The increased Eftpos fees charged to retailers by the ANZ Bank have been good news for some Eftpos equipment resellers. However, one warns any benefits will be short-lived.
There are two main Eftpos networks in New Zealand — the one run by the ANZ and one by ETSL (Electronic Transaction Services Ltd) for the other trading banks. James Eliasen, general manager of Auckland--based The Eftpos People, says the increased fees have led to retailers contacting his company wanting to move off the ANZ network. Eftpos hardware in New Zealand is predominantly rented, and the only bank which rents equipment is the ANZ. The rest are supplied by terminal suppliers such as The Eftpos People. Eliasen says if they are renting hardware from the ANZ, they will need new hardware (as well as an account with the new bank). His company connects customers to both networks, "so some of the flow-on effects have been quite beneficial for us."

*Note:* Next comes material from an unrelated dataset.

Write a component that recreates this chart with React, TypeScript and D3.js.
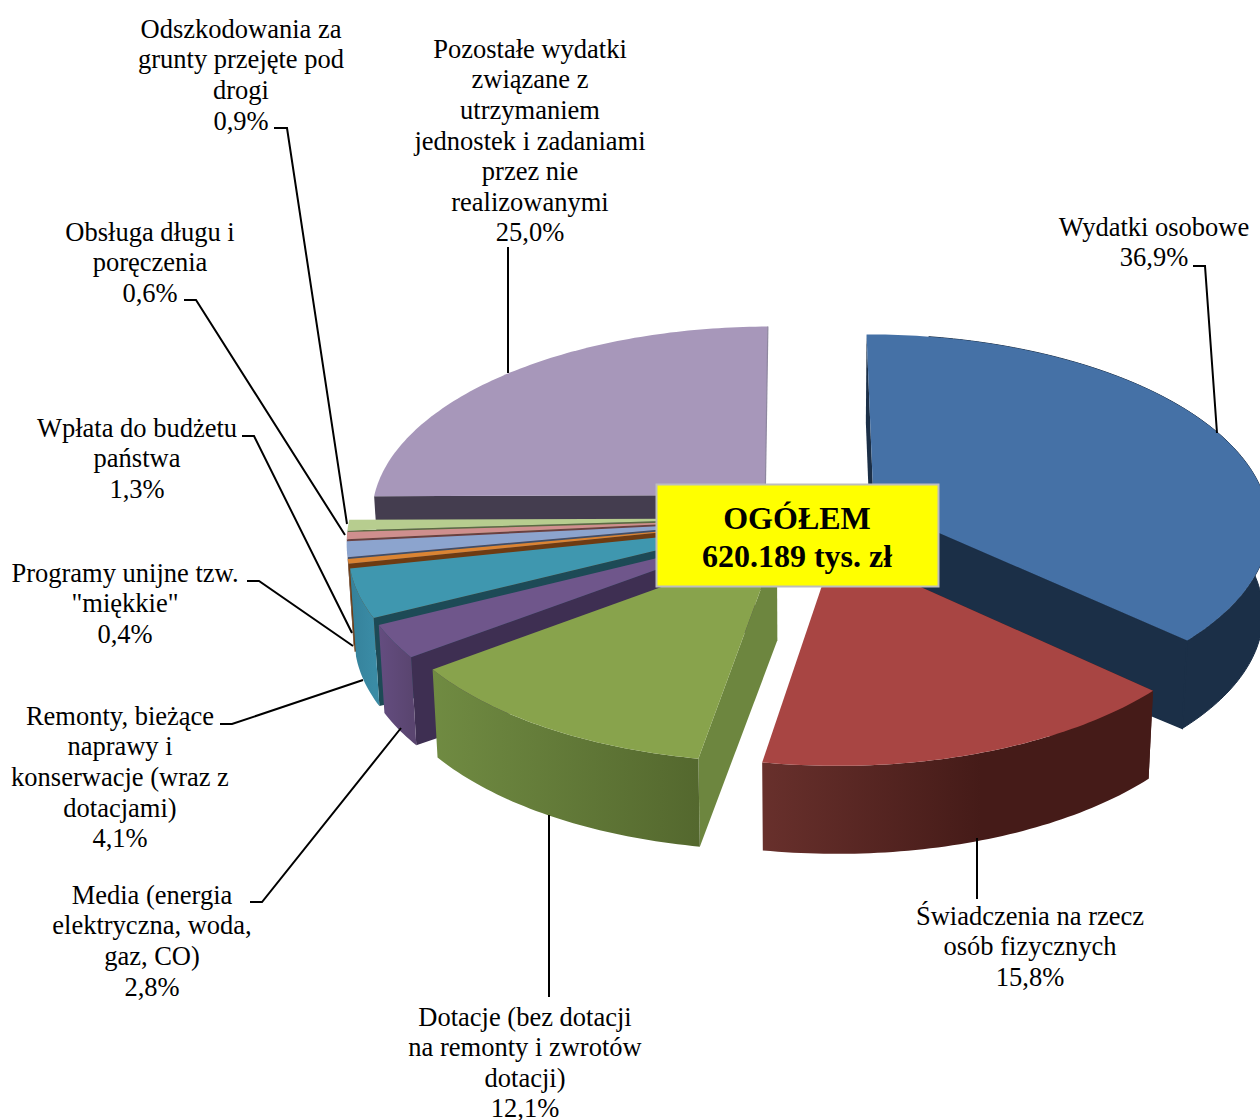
import React from "react";
import * as d3 from "d3";

const categories = [
  "Wydatki osobowe",
  "Świadczenia na rzecz osób fizycznych",
  "Dotacje (bez dotacji na remonty i zwrotów dotacji)",
  "Media (energia elektryczna, woda, gaz, CO)",
  "Remonty, bieżące naprawy i konserwacje (wraz z dotacjami)",
  "Programy unijne tzw. \"miękkie\"",
  "Wpłata do budżetu państwa",
  "Obsługa długu i poręczenia",
  "Odszkodowania za grunty przejęte pod drogi",
  "Pozostałe wydatki związane z utrzymaniem jednostek i zadaniami przez nie realizowanymi",
];
const shares = [36.9, 15.8, 12.1, 2.8, 4.1, 0.4, 1.3, 0.6, 0.9, 25.0];
const shareLabels = ["36,9%", "15,8%", "12,1%", "2,8%", "4,1%", "0,4%", "1,3%", "0,6%", "0,9%", "25,0%"];
const totalLines = ["OGÓŁEM", "620.189 tys. zł"];

const topColors = ["#4571a6", "#a84543", "#88a34c", "#6f568b", "#3f97af", "#db8433", "#8ca4ce", "#cf8f8e", "#b7cd8f", "#a797ba"];
const edgeColors = ["#1b2f47", "#471b18", "#6d863f", "#3e2f52", "#1d4a56", "#6e3b12", "#3f4e68", "#6a4040", "#5b6b42", "#443d4f"];
const rimStart = ["#1b2f47", "#68302c", "#708b42", "#644d80", "#35819a", "#a8642a", "#8ca4ce", "#cf8f8e", "#b7cd8f", "#443d4f"];
const rimEnd = ["#1b2f47", "#451b18", "#54682e", "#5a4570", "#3a8ba5", "#a8642a", "#8ca4ce", "#cf8f8e", "#b7cd8f", "#443d4f"];
const rimEndStop = [1, 0.56, 1, 1, 1, 1, 1, 1, 1, 1];
const drawOrder = [9, 8, 7, 6, 5, 4, 3, 0, 1, 2];

const labelLines = [
  ["Wydatki osobowe", "36,9%"],
  ["Świadczenia na rzecz", "osób fizycznych", "15,8%"],
  ["Dotacje (bez dotacji", "na remonty i zwrotów", "dotacji)", "12,1%"],
  ["Media (energia", "elektryczna, woda,", "gaz, CO)", "2,8%"],
  ["Remonty, bieżące", "naprawy i", "konserwacje (wraz z", "dotacjami)", "4,1%"],
  ["Programy unijne tzw.", "\"miękkie\"", "0,4%"],
  ["Wpłata do budżetu", "państwa", "1,3%"],
  ["Obsługa długu i", "poręczenia", "0,6%"],
  ["Odszkodowania za", "grunty przejęte pod", "drogi", "0,9%"],
  ["Pozostałe wydatki", "związane z", "utrzymaniem", "jednostek i zadaniami", "przez nie", "realizowanymi", "25,0%"],
];
const labelAnchors: [number, number][] = [
  [1154, 235.7], [1030, 924.7], [525, 1025.5], [152, 903.7], [120, 724.7],
  [125, 581.7], [137, 436.7], [150, 240.7], [241, 37.7], [530, 57.7],
];
const leaders: [number, number][][] = [
  [[1193, 266], [1205, 266], [1217, 433]],
  [[977, 838], [977, 899]],
  [[549, 815], [549, 997]],
  [[250, 902], [262, 902], [401, 728]],
  [[220, 724], [232, 724], [363, 680]],
  [[247, 581], [259, 581], [353, 646]],
  [[242, 436], [254, 436], [352, 633]],
  [[184, 300], [196, 300], [345, 535]],
  [[274, 128], [287, 128], [347, 524]],
  [[508, 247], [508, 373]],
];

const W = 1260, H = 1120;
const CX = 812.5, CY = 517.5;
const EXPLODE = 0.17;
const RX = 395.5, RY = 189.4, PERSP = 0.0988;
const DEPTH = 88, APEX_DEPTH = 95, TILT = 0.987;
const ROTATION = -0.0045;

type P = [number, number];

const pieGen = d3
  .pie<number>()
  .sort(null)
  .value((d) => d)
  .startAngle(ROTATION)
  .endAngle(2 * Math.PI + ROTATION);
const slices = pieGen(shares);
const line = d3.line<P>().x((d) => d[0]).y((d) => d[1]);
const degSteps = (a0: number, a1: number): number[] => {
  const n = Math.max(2, Math.ceil(((a1 - a0) * 180) / Math.PI));
  return d3.range(n + 1).map((i) => a0 + ((a1 - a0) * i) / n);
};

function project(X: number, Z: number): P {
  const f = 1 / (1 - PERSP * Z);
  return [CX + RX * X * f, CY + RY * Z * f];
}

function geometry(i: number) {
  const { startAngle: a0, endAngle: a1 } = slices[i];
  const mid = (a0 + a1) / 2;
  const ox = EXPLODE * Math.sin(mid), oz = -EXPLODE * Math.cos(mid);
  const apex = project(ox, oz);
  const rim = (a: number): P => project(ox + Math.sin(a), oz - Math.cos(a));
  const drop = (p: P, d: number): P => [CX + (p[0] - CX) * TILT, p[1] + d];
  const arc = degSteps(a0, a1).map(rim);
  const apexLow = drop(apex, APEX_DEPTH);
  const arcLow = arc.map((p) => drop(p, DEPTH));
  return { a0, a1, apex, arc, apexLow, arcLow };
}

export default function App() {
  const sliceNodes = drawOrder.map((i) => {
    const g = geometry(i);
    const deg1 = (g.a1 * 180) / Math.PI;
    const first = g.arc[0], last = g.arc[g.arc.length - 1];
    const firstLow = g.arcLow[0], lastLow = g.arcLow[g.arcLow.length - 1];
    const xs = g.arc.map((p) => p[0]);
    const showRim = deg1 <= 260;
    const showEndEdge = i === 0;
    const startPath = (line([g.apex, first, firstLow, g.apexLow]) as string) + "Z";
    const endPath = (line([g.apex, last, lastLow, g.apexLow]) as string) + "Z";
    return (
      <g key={categories[i]}>
        <defs>
          <linearGradient id={`rim${i}`} gradientUnits="userSpaceOnUse" x1={d3.min(xs)} x2={d3.max(xs)} y1={0} y2={0}>
            <stop offset="0" stopColor={rimStart[i]} />
            <stop offset={rimEndStop[i]} stopColor={rimEnd[i]} />
          </linearGradient>
        </defs>
        <path d={startPath} fill={edgeColors[i]} />
        {showRim && (
          <path
            d={(line([...g.arc.slice(i === 0 ? 10 : 0), ...[...g.arcLow.slice(i === 0 ? 10 : 0)].reverse()]) as string) + "Z"}
            fill={`url(#rim${i})`}
            stroke={i === 0 ? edgeColors[i] : "none"}
            strokeWidth={1}
          />
        )}
        {showEndEdge && <path d={endPath} fill={edgeColors[i]} stroke={edgeColors[i]} strokeWidth={1.5} />}
        <path d={(line([g.apex, ...g.arc]) as string) + "Z"} fill={topColors[i]} />
        {i === 9 && <path d={line([g.apex, last]) as string} fill="none" stroke="#8e879f" strokeWidth={1.2} />}
      </g>
    );
  });

  return (
    <svg width={W} height={H} viewBox={`0 0 ${W} ${H}`} style={{ position: "absolute", left: 0, top: 0, display: "block", background: "#fff" }}>
      {sliceNodes}
      <rect x={656.5} y={484.5} width={282} height={102} fill="#ffff00" stroke="#bdbdbd" strokeWidth={2} />
      <g fontFamily="'Liberation Serif', serif" fontWeight="bold" fontSize={32} textAnchor="middle" fill="#000">
        {totalLines.map((t, k) => (
          <text key={t} x={797} y={529 + k * 38}>{t}</text>
        ))}
      </g>
      <g fill="none" stroke="#000" strokeWidth={2}>
        {leaders.map((l, i) => (
          <path key={i} d={line(l) as string} />
        ))}
      </g>
      <g fontFamily="'Liberation Serif', serif" fontSize={26.5} textAnchor="middle" fill="#000">
        {labelLines.map((lines, i) => (
          <text key={categories[i]} aria-label={`${categories[i]} ${shareLabels[i]}`}>
            {lines.map((t, k) => (
              <tspan key={k} x={labelAnchors[i][0]} y={labelAnchors[i][1] + k * 30.6}>{t}</tspan>
            ))}
          </text>
        ))}
      </g>
    </svg>
  );
}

He says the company is receiving at least 10 calls of day from unhappy people enquiring how they can get on to the ETSL network. But he doubts there will be many retailers who will pass the charges on to their customers. "Obviously they'd prefer to, but if it was me I would probably change my business bank and ensure I don't disrupt my own customer base." He's unsure whether other banks will follow ANZ's lead.
Eftpos technology reseller The Eftpos Corporation has also had calls from people interested in switching from the ANZ network to the ETSL one.
However, managing director Peter Thomas says the increased fees merely bring New Zealand in line with similar fees in the rest of the world. "While charges have risen considerably, it's not the full story. We've had a situation which has effectively been zero fees [for Eftpos], if you take the hardware out of the equation."
He says there are some Eftpos companies trying to make a quick collect, but he believes it will be very short-lived. He thinks it's inevitable that other banks will follow ANZ — although it may take some time.
He also has doubts that charges will be passed on to consumers. Bank contracts with merchants don't allow merchants to pass charges on.
He says it will only be an issue for smaller companies and those with low margins, but agrees it will hit them very hard.